You might call it the nematode dinner bell defense. The chemicals tell every nematode within range that dinner is ready and rootworm larvae are on the menu.
This is great news for the nematodes, but a new vulnerability for the resistant rootworm – something agricultural economists call a “fitness cost,” a tradeoff that explains how a newly acquired trait costs an organism something in development or ability to reproduce.
Breeding corn to grow bigger ears, for example, may have implications for the corn’s future. It may lose certain traits that smaller-eared corn maintains.
“This is the first case where we saw some sort of fitness cost associated with resistance – and it’s a different slant on fitness cost than anybody thought of before,” Hibbard said. “The only reason the nematodes are targeting these resistant insects is that they are doing more damage.”
In a battle below the ground, tiny nematodes attack a rootworm, which is trying to feast on the roots of a corn plant.
The Western Corn Rootworm’s resistance to this hybrid corn has exposed it to another layer of defense – the compounds that are emitted only to beckon nematodes when this resistant rootworm attacks. The compounds are not emitted when non-resistant insects attack the corn because the damage to the plant is not great enough to trigger the defense.
“So if you use the right cultivar with these nematodes, you have a chance to control this resistant population,” Hiltpold said. “It’s a way to manage this resistant pest and it is less likely to evolve further resistance.”
Nematodes are expensive to introduce as an applied defense, though, Hiltpold said.

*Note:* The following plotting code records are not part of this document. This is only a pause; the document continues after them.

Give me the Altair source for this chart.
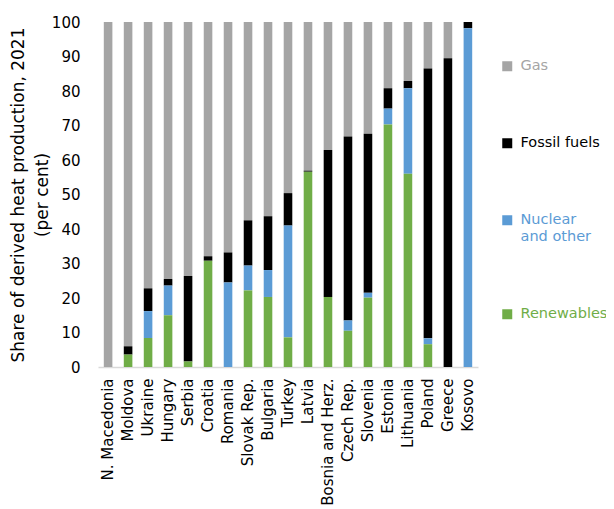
import altair as alt
import pandas as pd

countries = ["N. Macedonia", "Moldova", "Ukraine", "Hungary", "Serbia", "Croatia",
             "Romania", "Slovak Rep.", "Bulgaria", "Turkey", "Latvia", "Bosnia and Herz.",
             "Czech Rep.", "Slovenia", "Estonia", "Lithuania", "Poland", "Greece", "Kosovo"]
renewables = [0, 3.6, 8.4, 15.0, 1.6, 30.8, 0, 22.2, 20.3, 8.6, 56.6, 20.3, 10.5, 20.1, 70.3, 56.0, 6.6, 0, 0]
nuclear = [0, 0, 7.8, 8.6, 0, 0, 24.5, 7.2, 7.8, 32.4, 0, 0, 3.0, 1.4, 4.6, 24.8, 1.7, 0, 98.2]
fossil = [0, 2.4, 6.6, 1.9, 24.8, 1.3, 8.7, 13.1, 15.6, 9.4, 0.3, 42.6, 53.3, 46.1, 5.9, 2.1, 78.2, 89.5, 1.8]
gas = [100, 94.0, 77.2, 74.5, 73.6, 67.9, 66.8, 57.5, 56.3, 49.6, 43.1, 37.1, 33.2, 32.4, 19.2, 17.1, 13.5, 10.5, 0]

series_names = ["Gas", "Fossil fuels", "Nuclear and other", "Renewables"]
series_colors = ["#A5A5A5", "#000000", "#5B9BD5", "#70AD47"]
series_values = [gas, fossil, nuclear, renewables]
stack_order = [4, 3, 2, 1]

rows = []
for name, vals, o in zip(series_names, series_values, stack_order):
    for c, v in zip(countries, vals):
        rows.append({"country": c, "source": name, "value": v, "ord": o})
df = pd.DataFrame(rows)

label_color_expr = ("datum.label == 'Gas' ? '#A5A5A5' : datum.label == 'Fossil fuels' ? '#000000' : "
                    "datum.label == 'Renewables' ? '#70AD47' : '#5B9BD5'")

FONT = "DejaVu Sans"

chart = alt.Chart(df).mark_bar().encode(
    x=alt.X("country:N", sort=countries,
            scale=alt.Scale(paddingInner=0.57, paddingOuter=0.29),
            axis=alt.Axis(title=None, labelAngle=-90, labelAlign="right", labelBaseline="middle",
                          labelPadding=11, ticks=False, domainColor="#D9D9D9", domainWidth=1.5,
                          labelFontSize=15, labelColor="#000000", labelFont=FONT)),
    y=alt.Y("value:Q", stack="zero",
            scale=alt.Scale(domain=[0, 100], nice=False),
            axis=alt.Axis(title=["Share of derived heat production, 2021", "(per cent)"],
                          values=list(range(0, 101, 10)), grid=False, domain=False, ticks=False,
                          labelPadding=18, labelFontSize=15, labelColor="#000000", labelFont=FONT,
                          titleFontSize=17, titleFont=FONT, titleFontWeight="normal",
                          titleColor="#000000", titleLineHeight=24, titlePadding=0)),
    color=alt.Color("source:N",
                    scale=alt.Scale(domain=series_names, range=series_colors),
                    legend=alt.Legend(title=None, orient="none", legendX=402, legendY=37,
                                      symbolType="square", symbolSize=100, symbolStrokeWidth=0,
                                      labelFontSize=14.5, labelFont=FONT, labelLimit=200,
                                      labelColor=alt.ExprRef(label_color_expr),
                                      labelExpr="datum.label == 'Nuclear and other' ? ['Nuclear', 'and other'] : datum.label",
                                      rowPadding=62, labelOffset=6)),
    order=alt.Order("ord:Q", sort="ascending"),
).properties(
    width=380, height=345,
    autosize=alt.AutoSizeParams(type="none"),
    padding={"left": 90, "top": 14, "right": 128, "bottom": 140},
).configure_view(stroke=None)

chart.save("out.html", embed_options={"renderer": "svg", "actions": False})
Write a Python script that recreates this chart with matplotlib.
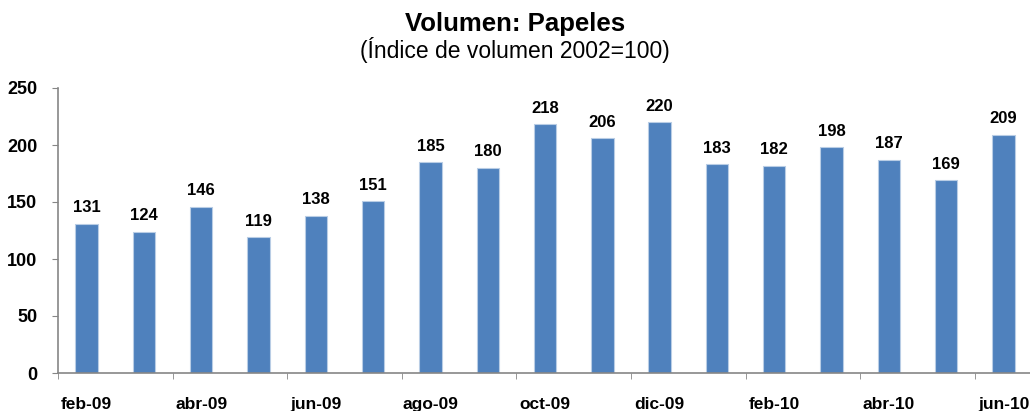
import matplotlib
matplotlib.use("Agg")
import matplotlib.pyplot as plt
import numpy as np

months = ["feb-09", "mar-09", "abr-09", "may-09", "jun-09", "jul-09", "ago-09", "sep-09",
          "oct-09", "nov-09", "dic-09", "ene-10", "feb-10", "mar-10", "abr-10", "may-10", "jun-10"]
values = [131, 124, 146, 119, 138, 151, 185, 180, 218, 206, 220, 183, 182, 198, 187, 169, 209]
yticks = [0, 50, 100, 150, 200, 250]

plt.rcParams['font.family'] = ['Liberation Sans', 'DejaVu Sans']

fig = plt.figure(figsize=(10.30, 4.11), dpi=100)
ax = fig.add_axes([58/1030, 38/411, 17*57.3/1030, 285/411])

x = np.arange(len(values))
bars = ax.bar(x, values, width=0.39, color="#4F81BD", edgecolor="#B9CDE5", linewidth=0.8)
for xi, v in zip(x, values):
    ax.annotate(str(v), (xi, v), xytext=(0, 6), textcoords="offset points",
                ha="center", va="bottom", fontsize=12, fontweight="bold")

ax.set_xlim(-0.5, len(values) - 0.5)
ax.set_ylim(0, 250)
ax.set_yticks(yticks)
ax.set_yticklabels([str(t) for t in yticks], fontsize=13, fontweight="bold")

ax.set_xticks(x[::2])
ax.set_xticklabels(months[::2], fontsize=12.5, fontweight="bold")
ax.tick_params(axis="x", which="major", length=0, pad=17)
ax.set_xticks(np.arange(-0.5, len(values), 2), minor=True)
ax.tick_params(axis="x", which="minor", length=4, color="#868686", direction="out")
ax.tick_params(axis="y", length=4, color="#868686", direction="out", pad=11)

for s in ["top", "right"]:
    ax.spines[s].set_visible(False)
for s in ["left", "bottom"]:
    ax.spines[s].set_color("#868686")
    ax.spines[s].set_linewidth(1.2)

fig.text(0.5, 1 - 24/411, "Volumen: Papeles", ha="center", va="center", fontsize=18.5, fontweight="bold")
fig.text(0.5, 1 - 50/411, "(Índice de volumen 2002=100)", ha="center", va="center", fontsize=16.5)

fig.savefig("out.png", dpi=100)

They are not an economical way of prophylactically managing Western Corn Rootworm populations.
But they can be used to treat problem areas and pockets of resistance, he said.

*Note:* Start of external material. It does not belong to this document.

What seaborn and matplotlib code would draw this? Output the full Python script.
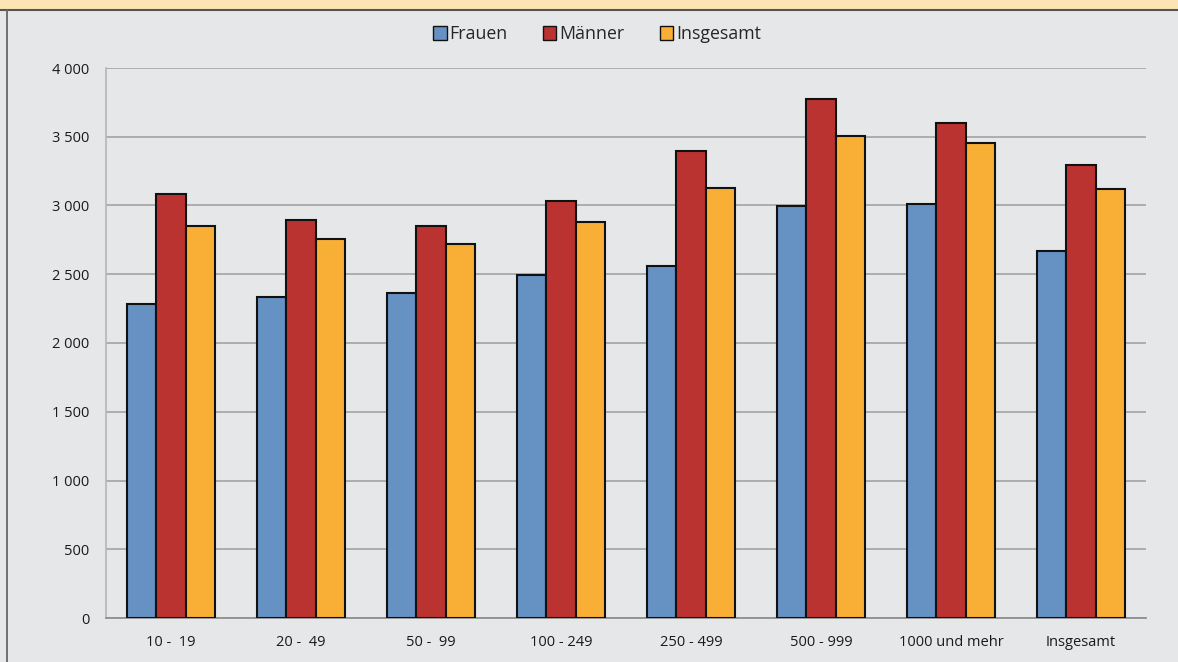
import pandas as pd
import seaborn as sns
import matplotlib.pyplot as plt
from matplotlib.patches import Rectangle, Patch
from matplotlib.lines import Line2D

# values
groups = ["10 -  19", "20 -  49", "50 -  99", "100 - 249", "250 - 499",
          "500 - 999", "1000 und mehr", "Insgesamt"]
frauen = [2286, 2337, 2364, 2495, 2562, 2999, 3014, 2669]
maenner = [3086, 2895, 2851, 3033, 3396, 3777, 3598, 3297]
insgesamt = [2853, 2759, 2720, 2878, 3129, 3508, 3452, 3120]
series = ["Frauen", "Männer", "Insgesamt"]
colors = ["#6691c3", "#bb3330", "#f9ae36"]
yticks = [0, 500, 1000, 1500, 2000, 2500, 3000, 3500, 4000]

df = pd.DataFrame({"group": groups * 3,
                   "series": [s for s in series for _ in groups],
                   "value": frauen + maenner + insgesamt})

sns.set_style("white")
plt.rcParams['font.family'] = ['Open Sans', 'DejaVu Sans']
bg = "#e6e7e8"

fig = plt.figure(figsize=(11.78, 6.62), dpi=100, facecolor=bg)
ax = fig.add_axes([106 / 1178, 44 / 662, 1040 / 1178, 550 / 662])
ax.set_facecolor(bg)

sns.barplot(data=df, x="group", y="value", hue="series", order=groups,
            hue_order=series, palette=colors, width=0.68, saturation=1,
            edgecolor="#111111", linewidth=1.5, legend=False, ax=ax, zorder=3)

ax.set_ylim(0, 4000)
ax.set_xlim(-0.5, len(groups) - 0.5)
ax.set_yticks(yticks)
ax.set_yticklabels([f"{v:,}".replace(",", " ") for v in yticks])
ax.yaxis.grid(True, color="#a8a8a8", linewidth=1.3, zorder=0)
ax.set_axisbelow(True)
ax.tick_params(axis="both", length=0, labelsize=10.5, colors="#1a1a1a")
ax.tick_params(axis="y", pad=12)
ax.tick_params(axis="x", pad=12)
ax.set_xlabel("")
ax.set_ylabel("")
for side in ["top", "right"]:
    ax.spines[side].set_visible(False)
ax.spines["left"].set_color("#b5b5b5")
ax.spines["left"].set_linewidth(1.2)
ax.spines["bottom"].set_color("#909090")
ax.spines["bottom"].set_linewidth(1.3)

# legend above the plot
handles = [Patch(facecolor=c, edgecolor="#111111", linewidth=1.0) for c in colors]
fig.legend(handles, series, loc="center", bbox_to_anchor=(597 / 1178, 1 - 34 / 662),
           ncol=3, frameon=False, fontsize=12.8, handlelength=0.75, handleheight=0.8,
           handletextpad=0.15, columnspacing=2.0)

# orange header strip and frame lines
fig.patches.append(Rectangle((0, 1 - 9.5 / 662), 1, 9.5 / 662, transform=fig.transFigure,
                             facecolor="#fde4b5", edgecolor="none", zorder=0))
fig.lines.append(Line2D([0, 1], [1 - 10 / 662] * 2, transform=fig.transFigure,
                        color="#555555", linewidth=1.5))
fig.lines.append(Line2D([6.5 / 1178] * 2, [0, 1 - 10 / 662], transform=fig.transFigure,
                        color="#666666", linewidth=1.3))

fig.savefig("out.png", dpi=100, facecolor=bg)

Some growers are suspicious of nematodes and reluctant to encourage them in any way, Hiltpold said. And to be sure, certain nematodes are a threat to soybeans, for example. But the nematodes drawn by these corn plants are not plant eaters. They are insectivores.

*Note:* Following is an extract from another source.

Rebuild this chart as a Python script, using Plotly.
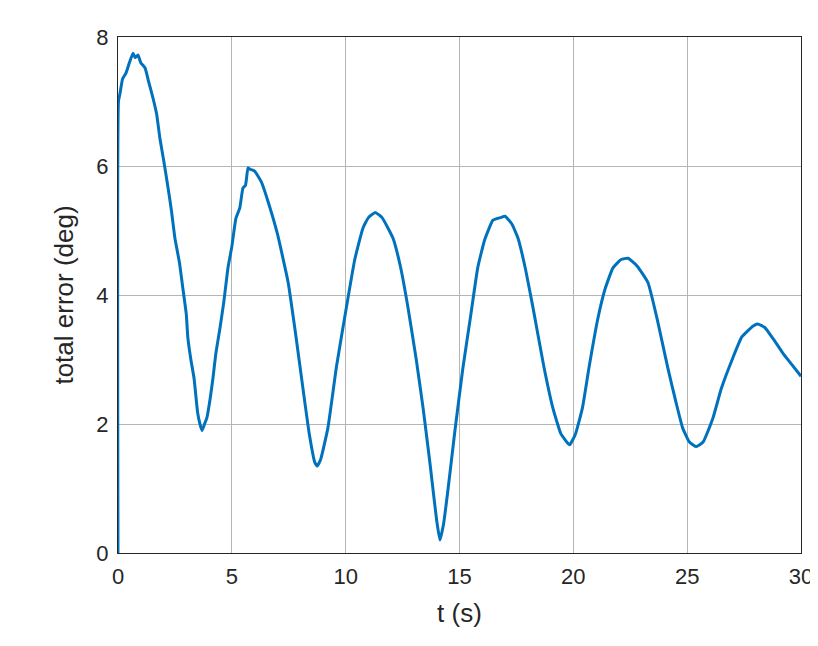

UD Prof. Ivan Hiltpold studies the pests that attack corn, which is a staple of diets in the United States and much of the world. Growers planted 89.1 million acres of corn in the United States in 2018, according to the U.S. Department of Agriculture.
And they can be another weapon in the corn grower’s arsenal.
“This is just another component of an integrated pest management approach,” said Hibbard. “This will help kill some resistant insects. But right now, the natural populations of nematodes aren’t big enough to manage rootworms well. You need multiple approaches.”
The Western Corn Rootworm is not a significant problem for corn in Delaware, Hiltpold said. It does not like sandy soil. But he is interested in exploring whether nematodes could be helpful to another big Delaware crop – watermelons.
“The more angles you use to control insects or pests, the more sustainable your management will be,” Hiltpold said.
About the researcher
Ivan Hiltpold is an assistant professor of entomology and wildlife ecology in the University of Delaware’s College of Agriculture and Natural Resources. He earned his master’s degree in behavior, ecology and evolution and his doctorate in entomology and chemical ecology at the University of Neuchâtel, Switzerland, his hometown. He later served as a research fellow at the Hawkesbury Institute for the Environment at Western Sydney University in Australia and had postdoctoral fellowships at the University of Neuchâtel and the University of Missouri before joining the University of Delaware faculty in 2016.